The "color" spelling is: (1) shorter: absence of the superfluous is better than its presence; (2) etymologically correct, since the Latin original is "color"; (3) closer to the spelling of the word's cognate in a bunch of languages: Spanish: color; Basque: kolore; Italian: colore; Polish: kolor.

For at least these three reasons, it can be regarded as correct.

English dialects that use "our" endings and whatnot should rid themselves of the baggage, except in the case of direct French loanwords like "velour", pronounced "..oor".

1 comments

By the same reasoning I see you've incorrectly spelled superfluus.
The reasoning is not the same at all.

Firstly, I'm not aware of a documented "superfluus" usage in English. Maybe we have to go back more than seven or eight hundred years to find it?

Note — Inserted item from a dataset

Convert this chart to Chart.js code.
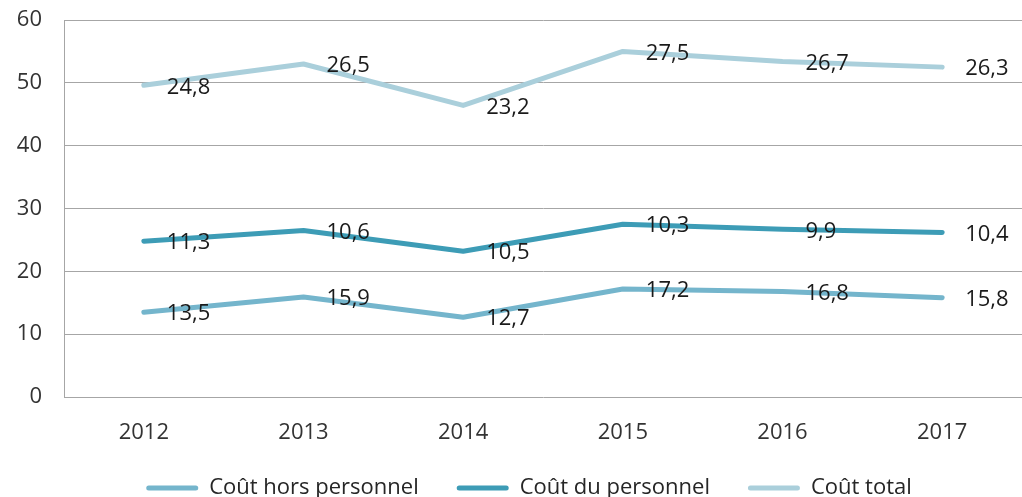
<!DOCTYPE html>
<html lang="fr">
<head>
    <meta charset="UTF-8">
    <title>Coûts 2012-2017</title>
    <script src="https://cdn.jsdelivr.net/npm/chart.js"></script>
    <style>
        body {
            margin: 0;
            padding: 0;
            background: #fff;
            overflow: hidden;
        }
        .chart-container {
            position: relative;
            width: 1022px;
            height: 497px;
        }
    </style>
</head>
<body>

    <div class="chart-container">
        <canvas id="coutChart"></canvas>
    </div>

    <script>
        const years = ['2012', '2013', '2014', '2015', '2016', '2017'];
        const horsPersonnel = [13.5, 15.9, 12.7, 17.2, 16.8, 15.8];
        const duPersonnel = [11.3, 10.6, 10.5, 10.3, 9.9, 10.4];
        const coutTotal = [24.8, 26.5, 23.2, 27.5, 26.7, 26.3];
        const yTicks = [0, 10, 20, 30, 40, 50, 60];

        const FONT = "'Open Sans', sans-serif";
        const FONT_SIZE = 22;

        // value labels to the right of each point, like the Excel original
        const valueLabels = {
            id: 'valueLabels',
            afterLayout(chart) {
                // let the year labels spill below the (squeezed) x axis box
                chart.scales.x.bottom = chart.height;
                // legend sits a bit right of centre in the original
                chart.legend.left += 18;
                chart.legend.right += 18;
            },
            afterDatasetsDraw(chart) {
                const ctx = chart.ctx;
                ctx.save();
                ctx.font = FONT_SIZE + 'px ' + FONT;
                ctx.fillStyle = '#1a1a1a';
                ctx.textAlign = 'left';
                ctx.textBaseline = 'middle';
                chart.data.datasets.forEach((ds, i) => {
                    const meta = chart.getDatasetMeta(i);
                    meta.data.forEach((pt, j) => {
                        const txt = ds.data[j].toFixed(1).replace('.', ',');
                        ctx.fillText(txt, pt.x + 23, pt.y + 2);
                    });
                });
                ctx.restore();
            }
        };

        const ctx = document.getElementById('coutChart').getContext('2d');

        const coutChart = new Chart(ctx, {
            type: 'line',
            data: {
                labels: years,
                datasets: [
                    {
                        label: 'Coût hors personnel',
                        data: horsPersonnel,
                        borderColor: '#74b5cc',
                        backgroundColor: '#74b5cc',
                    },
                    {
                        label: 'Coût du personnel',
                        data: duPersonnel,
                        borderColor: '#3d9cb6',
                        backgroundColor: '#3d9cb6',
                    },
                    {
                        label: 'Coût total',
                        data: coutTotal,
                        borderColor: '#aacfdb',
                        backgroundColor: '#aacfdb',
                    }
                ]
            },
            options: {
                responsive: true,
                maintainAspectRatio: false,
                animation: false,
                elements: {
                    line: {
                        borderWidth: 5,
                        tension: 0,
                        fill: false,
                        borderCapStyle: 'round',
                        borderJoinStyle: 'round'
                    },
                    point: { radius: 0, hoverRadius: 0 }
                },
                layout: {
                    padding: { top: 0, right: 0, bottom: -12, left: 0 }
                },
                scales: {
                    x: {
                        offset: true,
                        grid: { display: false, drawTicks: false },
                        border: { display: false },
                        ticks: {
                            padding: 23,
                            color: '#333',
                            font: { family: FONT, size: FONT_SIZE }
                        },
                        afterFit(scale) { scale.height = 42; }
                    },
                    y: {
                        stacked: true,
                        min: yTicks[0],
                        max: yTicks[yTicks.length - 1],
                        afterBuildTicks(scale) {
                            scale.ticks = yTicks.map(v => ({ value: v }));
                        },
                        grid: { color: '#a6a6a6', lineWidth: 1, drawTicks: false },
                        border: { display: true, color: '#a6a6a6', width: 1 },
                        ticks: {
                            padding: 22,
                            color: '#333',
                            font: { family: FONT, size: FONT_SIZE }
                        },
                        afterFit(scale) {
                            scale.width = 64;
                            scale.paddingTop = 20;
                            scale.paddingBottom = 0;
                        }
                    }
                },
                plugins: {
                    tooltip: { enabled: false },
                    legend: {
                        position: 'bottom',
                        labels: {
                            padding: 38,
                            boxWidth: 52,
                            boxHeight: 5,
                            useBorderRadius: true,
                            color: '#262626',
                            font: { family: FONT, size: FONT_SIZE },
                            generateLabels(chart) {
                                return chart.data.datasets.map((ds, i) => ({
                                    text: ds.label,
                                    fillStyle: ds.borderColor,
                                    strokeStyle: ds.borderColor,
                                    lineWidth: 0,
                                    borderRadius: 2.5,
                                    fontColor: '#262626',
                                    datasetIndex: i
                                }));
                            }
                        }
                    }
                }
            },
            plugins: [valueLabels]
        });
    </script>

</body>
</html>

Secondly, "-ous" (like "-ose") functions generally as an adjective-forming suffix and is derived from the Latin "-ōsus"; it does not correspond to, and is not an expansion of the the "us" ending in "superfluus". "superflous" can be regarded as a derivation of "superfluus" that has been regularized with the "-ous" ending to make it recognizable as an adjective. This has happened with other words, like "continuus" and "contiguus". In contrast to these, many "-ous" words in fact some from ancient "-ōsus" counterparts, like "numerous" from "numerōsus".

The case for reviving "-ōsus" in English isn't very good; since neither of its "s"s are silent, it calls for a change in the actual spoken words, rather than merely spelling. Plus, it is unfamiliar to English speakers.

The case for creating a class of "-us" adjectives to restore Latin spellings like "contiguus" or "superfluus" is also not very good. It may be shorter, but adds to the proliferation of suffixes. To retain the pronunciations, we need "uu" to be rendered as the diphthong /yuə/ or /uə/, the precedent for which is scarce (being apparently limited to just "continuum"?) I'm not aware of any dialect of English in which such a restoration attempt has taken place, unlike "color" and "neighbor".

Now you're applying different reasoning. You may be right, I don't speak latin.